The basic mechanics are straightforward. When you sell an investment for less than your purchase price, the resulting capital loss can offset capital gains realized in the same tax year. Short-term losses offset short-term gains first, then long-term gains; the same hierarchy applies to long-term losses. If losses exceed gains, up to $3,000 in net losses can offset ordinary income annually, with excess losses carrying forward indefinitely to future tax years. This asymmetric treatment—capping the ordinary income offset while allowing unlimited gain offset—makes harvesting particularly valuable during years with substantial realized gains.
The wash sale rule presents the primary implementation challenge. IRS regulations disallow loss recognition if you purchase "substantially identical" securities within 30 days before or after the sale generating the loss. This 61-day window prevents investors from selling to capture losses while immediately repurchasing the same position to maintain market exposure. However, the rule permits purchasing similar but not identical investments—selling one S&P 500 index fund and buying another tracking a different index, or selling one tech stock and buying a peer in the same industry. Careful security selection maintains desired exposure while avoiding wash sale complications.
Timing considerations influence harvesting strategy throughout the year. While many investors think about tax-loss harvesting only in December, opportunities often arise after market corrections at any point in the calendar. Harvesting losses earlier in the year provides more time for replacement positions to compound before year-end, and spreads the administrative workload rather than concentrating it during the holiday season. Sophisticated investors review portfolios quarterly for harvesting opportunities, treating tax management as an ongoing process rather than an annual exercise.

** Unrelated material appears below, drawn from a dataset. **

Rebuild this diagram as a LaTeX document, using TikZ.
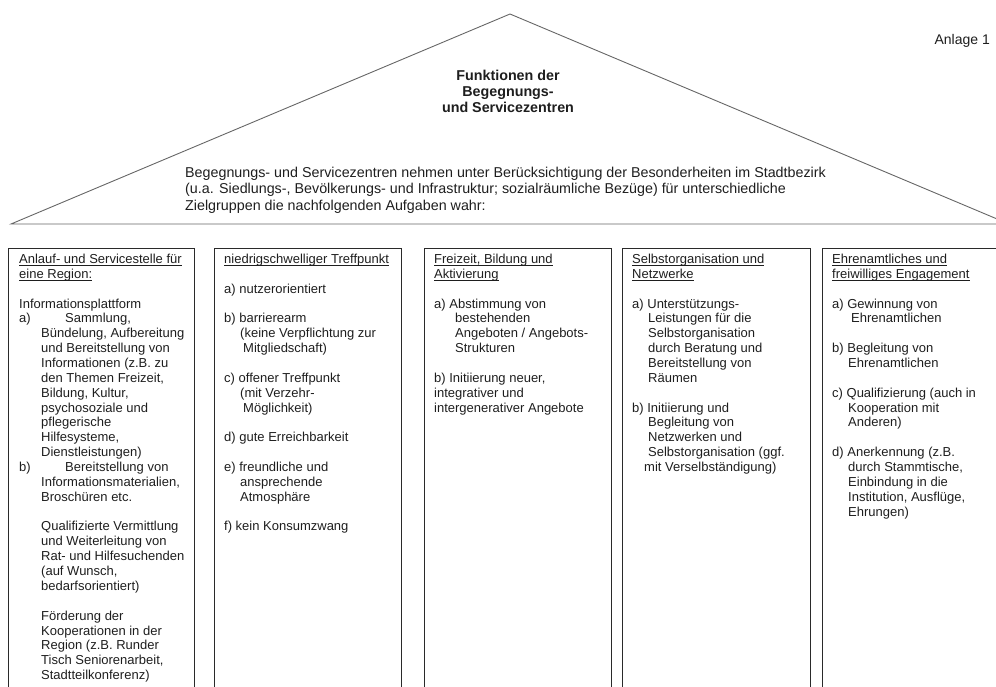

The interaction between harvesting and cost basis tracking requires careful attention. Most brokerages now default to specific identification accounting, allowing investors to select which lots to sell when closing partial positions. Selecting highest-cost-basis lots first maximizes current loss recognition and minimizes future gains when remaining shares are eventually sold. However, holding period considerations also matter: harvesting a long-term loss to offset short-term gains wastes the favorable long-term rates that would apply when eventually selling remaining shares. The optimal approach depends on individual tax situations and expectations about future capital gain realizations.
Automated tax-loss harvesting has become a selling point for robo-advisors and some brokerage platforms. These services monitor portfolios continuously, executing harvesting transactions when losses exceed specified thresholds. While automation captures opportunities that manual monitoring might miss, investors should understand the tradeoffs: additional complexity in cost basis tracking, potential for excessive trading in volatile markets, and the need to coordinate across accounts to avoid inadvertent wash sales. For taxable portfolios above $100,000, the value of systematic harvesting often justifies these complications; smaller portfolios may generate savings insufficient to warrant the added complexity.
Beyond immediate tax savings, harvesting provides valuable optionality. Accumulated loss carryforwards create a buffer against future taxable events—concentrated stock position liquidations, business sales, or real estate transactions that might otherwise trigger substantial tax liabilities. Investors approaching major liquidity events should consider accelerating loss recognition in preceding years, building reserves that provide future flexibility. The compounding benefit of deferred taxes—keeping money invested longer before paying the IRS—represents the true long-term advantage that makes tax-loss harvesting valuable not just for current savings but for overall wealth optimization.